Working data
+++++

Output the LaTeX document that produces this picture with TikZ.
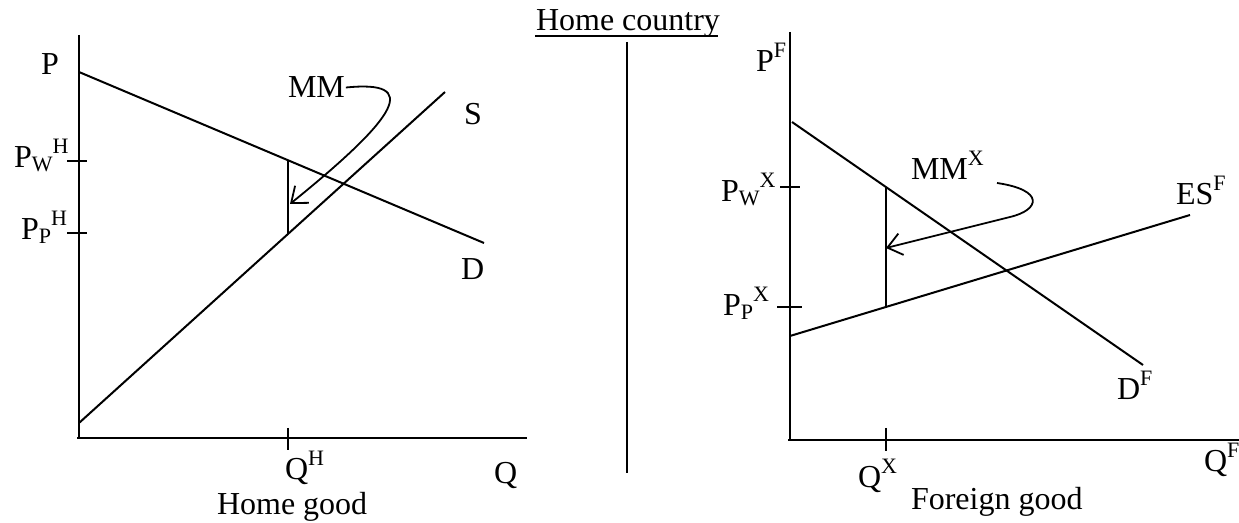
\documentclass[tikz,border=0pt]{standalone}
\usepackage{fontspec}
\setmainfont{Liberation Serif}
\usetikzlibrary{arrows.meta}
\newcommand{\supx}[1]{\raisebox{0.45em}{\fontsize{11}{12}\selectfont #1}}
\newcommand{\subx}[1]{\raisebox{-0.12em}{\fontsize{11}{12}\selectfont #1}}

\begin{document}
\begin{tikzpicture}[x=0.5pt,y=-0.5pt,line width=1pt,
  lbl/.style={anchor=base west,inner sep=0pt,font=\fontsize{16}{19}\selectfont},
  pointer/.style={-{Straight Barb[length=7pt,width=11pt]},line width=0.9pt}]
\path[use as bounding box] (0,0) rectangle (1239,523);
\node[lbl] (title) at (535,31) {Home country};
\draw (title.south west) ++(0,-3) -- ++(183,0);
\draw (627,42) -- (627,473);
\draw (79,35) -- (79,438);
\draw (77,438) -- (527,438);
\draw (79,72) -- (484,243);
\draw (79,423) -- (445,92);
\draw (67,161) -- (87,161);
\draw (67,233) -- (87,233);
\draw (288,160) -- (288,234);
\draw (288,428) -- (288,450);
\node[lbl] (p) at (40,75) {P};
\node[lbl] (pwh) at (13,168) {P\subx{W}\supx{H}};
\node[lbl] (pph) at (20,240) {P\subx{P}\supx{H}};
\node[lbl] (s) at (463,125) {S};
\node[lbl] (d) at (460,280) {D};
\node[lbl] (qh) at (284,480) {Q\supx{H}};
\node[lbl] (q) at (493,484) {Q};
\node[lbl] (homegood) at (216,515) {Home good};
\node[lbl] (mm) at (287,98) {MM};
\coordinate (mmtip) at (290,204);
\draw[pointer] (mm.east) .. controls (420,80) and (400,115) .. (mmtip);
\draw (790,32) -- (790,440);
\draw (788,440) -- (1239,440);
\draw (792,122) -- (1143,365);
\draw (790,336) -- (1190,215);
\draw (780,187) -- (800,187);
\draw (777,307) -- (802,307);
\draw (886,187) -- (886,307);
\draw (886,428) -- (886,451);
\node[lbl] (pf) at (755,72) {P\supx{F}};
\node[lbl] (pwx) at (720,202) {P\subx{W}\supx{X}};
\node[lbl] (ppx) at (722,316) {P\subx{P}\supx{X}};
\node[lbl] (esf) at (1175,205) {ES\supx{F}};
\node[lbl] (df) at (1116,400) {D\supx{F}};
\node[lbl] (qx) at (857,488) {Q\supx{X}};
\node[lbl] (qf) at (1203,472) {Q\supx{F}};
\node[lbl] (foreigngood) at (910,510) {Foreign good};
\node[lbl] (mmx) at (910,180) {MM\supx{X}};
\coordinate (mmxs) at (997,183);
\coordinate (mmxtip) at (886,248);
\draw[pointer] (mmxs) .. controls (1045,190) and (1040,210) .. (1010,217) -- (mmxtip);
\end{tikzpicture}
\end{document}
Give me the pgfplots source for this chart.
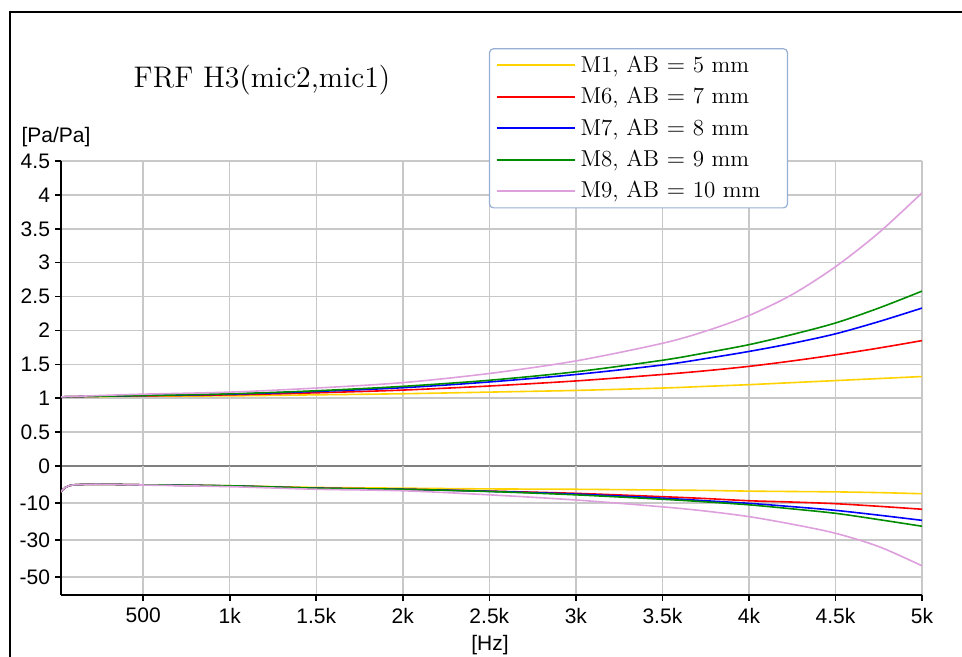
\documentclass[border=0pt]{standalone}
\usepackage{fontspec}
\setsansfont{Liberation Sans}
\usepackage{pgfplots}
\usepackage{pgfplotstable}
\pgfplotsset{compat=1.18}
\usetikzlibrary{calc}

\definecolor{cMone}{RGB}{255,210,0}
\definecolor{cMsix}{RGB}{255,0,0}
\definecolor{cMseven}{RGB}{0,0,255}
\definecolor{cMeight}{RGB}{0,140,0}
\definecolor{cMnine}{RGB}{221,160,221}
\definecolor{gridgray}{RGB}{200,200,200}
\definecolor{zerogray}{RGB}{128,128,128}
\definecolor{legframe}{RGB}{150,175,210}

% magnitude [Pa/Pa]
\pgfplotstableread{
f    m1    m6    m7    m8    m9
25   1.02  1.02  1.02  1.02  1.02
250  1.025 1.03  1.03  1.03  1.04
500  1.03  1.035 1.04  1.04  1.06
1000 1.035 1.05  1.06  1.065 1.09
1500 1.05  1.08  1.10  1.11  1.15
2000 1.066 1.12  1.155 1.175 1.23
2500 1.09  1.18  1.24  1.265 1.365
3000 1.115 1.255 1.35  1.39  1.55
3500 1.15  1.35  1.49  1.56  1.81
3750 1.175 1.405 1.585 1.67  1.99
4000 1.20  1.47  1.69  1.79  2.22
4250 1.23  1.55  1.81  1.94  2.53
4500 1.26  1.64  1.95  2.11  2.94
4750 1.29  1.74  2.13  2.33  3.44
5000 1.32  1.85  2.33  2.58  4.03
}\magtab

% lower panel, in the panel's display units
\pgfplotstableread{
f    m1    m6    m7    m8    m9
25   -7.0  -7.0  -7.0  -7.0  -7.0
50   -5.8  -5.8  -5.8  -5.8  -5.8
100  -5.1  -5.1  -5.1  -5.1  -5.1
250  -4.95 -4.95 -4.95 -4.95 -4.95
500  -5.1  -5.1  -5.1  -5.1  -5.15
1000 -5.35 -5.4  -5.4  -5.35 -5.6
1500 -5.8  -6.0  -6.0  -6.0  -6.3
2000 -6.0  -6.3  -6.3  -6.3  -6.7
2500 -6.2  -6.8  -6.85 -6.9  -7.8
3000 -6.3  -7.4  -7.6  -7.8  -9.2
3500 -6.5  -8.3  -8.7  -9.0  -11.05
3750 -6.6  -8.8  -9.4  -9.7  -12.2
4000 -6.8  -9.4  -10.1 -10.5 -13.7
4250 -6.9  -9.75 -11.0 -11.6 -15.75
4500 -7.0  -10.2 -12.0 -12.8 -18.2
4750 -7.2  -10.9 -13.3 -14.5 -21.8
5000 -7.5  -11.7 -14.7 -16.3 -27.0
}\phtab

\pgfplotsset{
  frfbase/.style={
    scale only axis, width=430.5pt,
    xmin=25, xmax=5000,
    xtick={500,1000,...,5000},
    axis lines=left,
    every non boxed x axis/.style={}, every non boxed y axis/.style={},
    axis line style={black, line width=0.9pt, -},
    grid=major, major grid style={gridgray, line width=0.75pt},
    tick style={black, line width=0.8pt},
    tick align=outside, major tick length=3pt,
    ticklabel style={font=\sffamily\fontsize{10.5}{12}\selectfont},
    yticklabel style={xshift=1pt},
    /pgf/number format/assume math mode=true,
  },
  every axis plot/.append style={line width=0.8pt, smooth, no marks},
}

\begin{document}
\begin{tikzpicture}
\begin{axis}[frfbase, name=up,
    height=152.5pt,
    ymin=0, ymax=4.5,
    ytick={0,0.5,...,4.5},
    x axis line style={zerogray, line width=0.9pt},
    xticklabels={},
    x tick style={draw=none},
    legend cell align=left,
    legend image code/.code={\draw[#1, line width=1pt] (0pt,0pt) -- (39pt,0pt); \path[draw=none] (-1.5pt,0pt) -- (40.5pt,0pt);},
    legend style={at={(0.497,1.37)}, anchor=north west,
      draw=legframe, line width=0.6pt, rounded corners=2pt,
      font=\fontsize{11.5}{13.5}\selectfont,
      nodes={inner sep=1.5pt}, row sep=3pt,
      inner xsep=2pt, inner ysep=2pt},
    /tikz/every even column/.append style={text width=100pt},
  ]
  \addplot[cMone]   table[x=f, y=m1] {\magtab};
  \addlegendentry{M1, AB $=$ 5 mm}
  \addplot[cMsix]   table[x=f, y=m6] {\magtab};
  \addlegendentry{M6, AB $=$ 7 mm}
  \addplot[cMseven] table[x=f, y=m7] {\magtab};
  \addlegendentry{M7, AB $=$ 8 mm}
  \addplot[cMeight] table[x=f, y=m8] {\magtab};
  \addlegendentry{M8, AB $=$ 9 mm}
  \addplot[cMnine]  table[x=f, y=m9] {\magtab};
  \addlegendentry{M9, AB $=$ 10 mm}
\end{axis}

\begin{axis}[frfbase, name=low,
    at={(up.south west)}, anchor=north west,
    height=64.5pt,
    ymin=-34.9, ymax=0,
    ytick={-10,-20,-30},
    yticklabels={-10,-30,-50},
    xticklabels={500,1k,1.5k,2k,2.5k,3k,3.5k,4k,4.5k,5k},
  ]
  \addplot[cMone]   table[x=f, y=m1] {\phtab};
  \addplot[cMsix]   table[x=f, y=m6] {\phtab};
  \addplot[cMseven] table[x=f, y=m7] {\phtab};
  \addplot[cMeight] table[x=f, y=m8] {\phtab};
  \addplot[cMnine]  table[x=f, y=m9] {\phtab};
\end{axis}

\node[font=\fontsize{14.9}{17}\selectfont] at ($(up.north west)+(100.5pt,40.5pt)$) {FRF H3(mic2,mic1)};
\node[font=\sffamily\fontsize{10.5}{12}\selectfont] at ($(up.north west)+(-2.5pt,12pt)$) {[Pa/Pa]};
\node[font=\sffamily\fontsize{10.5}{12}\selectfont] at ($(low.south west)+(214.5pt,-25pt)$) {[Hz]};

\draw[line width=1pt] ($(low.south west)+(-25.5pt,-32pt)$) -- ($(up.north west)+(-25.5pt,74.5pt)$) -- ($(up.north east)+(21pt,74.5pt)$);

\pgfresetboundingbox
\path[use as bounding box] ($(up.north west)+(-30.5pt,80.5pt)$) rectangle ($(low.south east)+(20pt,-31pt)$);
\end{tikzpicture}
\end{document}
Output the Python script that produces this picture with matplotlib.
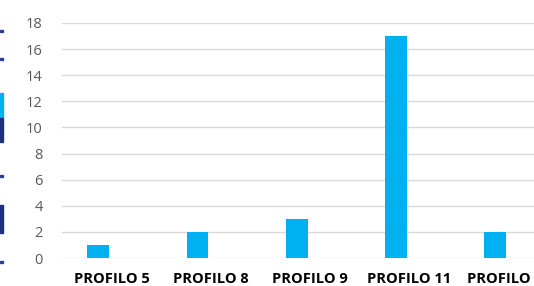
import matplotlib
matplotlib.use("Agg")
from matplotlib import pyplot as plt
from matplotlib.patches import Rectangle
import numpy as np

categories = ["PROFILO 5", "PROFILO 8", "PROFILO 9", "PROFILO 11", "PROFILO 12"]
values = [1, 2, 3, 17, 2]
yticks = [0, 2, 4, 6, 8, 10, 12, 14, 16, 18]

plt.rcParams['font.family'] = ['Open Sans', 'DejaVu Sans']

fig = plt.figure(figsize=(5.34, 2.86), dpi=100)
ax = fig.add_axes([62 / 534, 28 / 286, 496.5 / 534, 235 / 286])

x = np.arange(len(categories))
ax.bar(x - 0.136, values, width=0.22, color="#00b0f0", zorder=3)

ax.set_xlim(-0.5, 4.5)
ax.set_ylim(0, 18)
ax.set_yticks(yticks)
ax.set_yticklabels([str(t) for t in yticks], color="#595959", fontsize=10.5)
ax.set_xticks(x)
ax.set_xticklabels(categories, fontsize=10.5, fontweight="bold", color="black")
ax.tick_params(axis="both", length=0)
ax.tick_params(axis="y", pad=14)
ax.tick_params(axis="x", pad=10)
ax.grid(axis="y", color="#d9d9d9", linewidth=1, zorder=0)
for s in ax.spines.values():
    s.set_visible(False)

# bits of a neighbouring chart cropped at the left edge
for y0, h, c in [(30, 1.5, "#2f3f8f"), (58, 1.5, "#2f3f8f"), (93, 25, "#00b0f0"),
                 (118, 24, "#1f2f7f"), (175, 1.5, "#2f3f8f"), (205, 28, "#1f2f7f"),
                 (261, 1.5, "#2f3f8f")]:
    fig.patches.append(Rectangle((0, 1 - (y0 + h) / 286), 3 / 534, h / 286,
                                 transform=fig.transFigure, color=c))

fig.savefig("out.png", dpi=100)
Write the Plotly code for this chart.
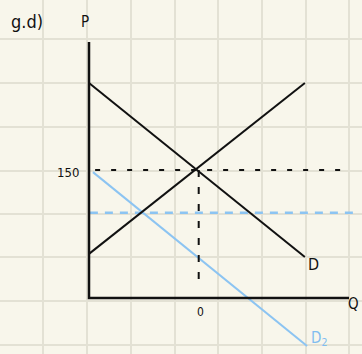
import plotly.graph_objects as go

# everything in grid-cell units, origin at the axis corner
supply_q = [0.0, 4.94]
supply_p = [1.01, 4.92]
demand_q = [0.0, 4.94]
demand_p = [4.92, 0.94]
demand2_q = [0.09, 4.99]
demand2_p = [2.88, -1.10]

price_line_q = [0.14, 5.93]
price_line_p = [2.93, 2.93]
qty_line_q = [2.51, 2.51]
qty_line_p = [2.93, 0.34]
price2_line_q = [0.02, 6.09]
price2_line_p = [1.95, 1.95]

axis_y_q = [0.0, 0.0, 5.95]
axis_y_p = [5.86, 0.0, 0.0]

grid_x = [-1.05, -0.05, 0.96, 1.97, 2.95, 3.96, 4.97, 5.95]
grid_y = [-1.08, -0.07, 0.94, 1.92, 2.91, 3.91, 4.92, 5.93]

labels = ["g.d)", "P", "150", "0", "D", "Q", "D<sub>2</sub>"]
label_q = [-1.42, -0.09, -0.48, 2.56, 5.13, 6.06, 5.26]
label_p = [6.32, 6.32, 2.88, -0.32, 0.76, -0.14, -0.92]
label_color = ["#111", "#111", "#111", "#111", "#111", "#111", "#7fbdf0"]
label_size = [18, 15, 13, 12, 16, 15, 15]

BLACK = "#111111"
BLUE = "#8cc4f2"

fig = go.Figure()


def line(x, y, color, width=2, dash="solid"):
    fig.add_trace(go.Scatter(
        x=x, y=y, mode="lines",
        line={"color": color, "width": width, "dash": dash},
        hoverinfo="skip", showlegend=False,
    ))


line(price2_line_q, price2_line_p, BLUE, 2.5, "8px,7px")
line(demand2_q, demand2_p, BLUE, 2)
line(price_line_q, price_line_p, BLACK, 2, "5px,11px")
line(qty_line_q, qty_line_p, BLACK, 2, "7px,10px")
line(supply_q, supply_p, BLACK, 2)
line(demand_q, demand_p, BLACK, 2)
line(axis_y_q, axis_y_p, BLACK, 2.5)

for t, x, y, c, s in zip(labels, label_q, label_p, label_color, label_size):
    fig.add_annotation(
        x=x, y=y, text=t, showarrow=False,
        font={"family": "DejaVu Sans Condensed", "size": s, "color": c},
    )

fig.update_xaxes(
    range=[-2.037, 6.247], tickvals=grid_x, showticklabels=False,
    showgrid=True, gridcolor="#e3e1d4", gridwidth=2,
    zeroline=False, showline=False, fixedrange=True,
)
fig.update_yaxes(
    range=[-1.281, 6.819], tickvals=grid_y, showticklabels=False,
    showgrid=True, gridcolor="#e3e1d4", gridwidth=2,
    zeroline=False, showline=False, fixedrange=True,
)
fig.update_layout(
    width=362, height=354,
    margin=dict(t=0, b=0, l=0, r=0),
    paper_bgcolor="#f8f6eb",
    plot_bgcolor="#f8f6eb",
)

fig.write_html(
    "out.html",
    config={"displayModeBar": False},
    post_script="document.body.style.margin='0';"
                "document.body.style.background='#f8f6eb';",
)
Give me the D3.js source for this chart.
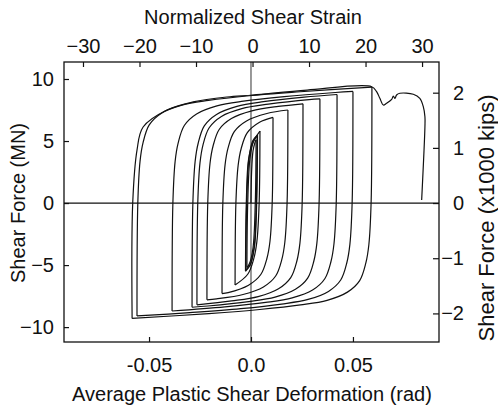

+++++

Your objective
From the listing above, return each line with the word "code".

Complete output
    legend image code/.code={\draw[#1, line width=1pt] (0pt,0pt) -- (39pt,0pt); \path[draw=none] (-1.5pt,0pt) -- (40.5pt,0pt);},
Write the Plotly code for this chart.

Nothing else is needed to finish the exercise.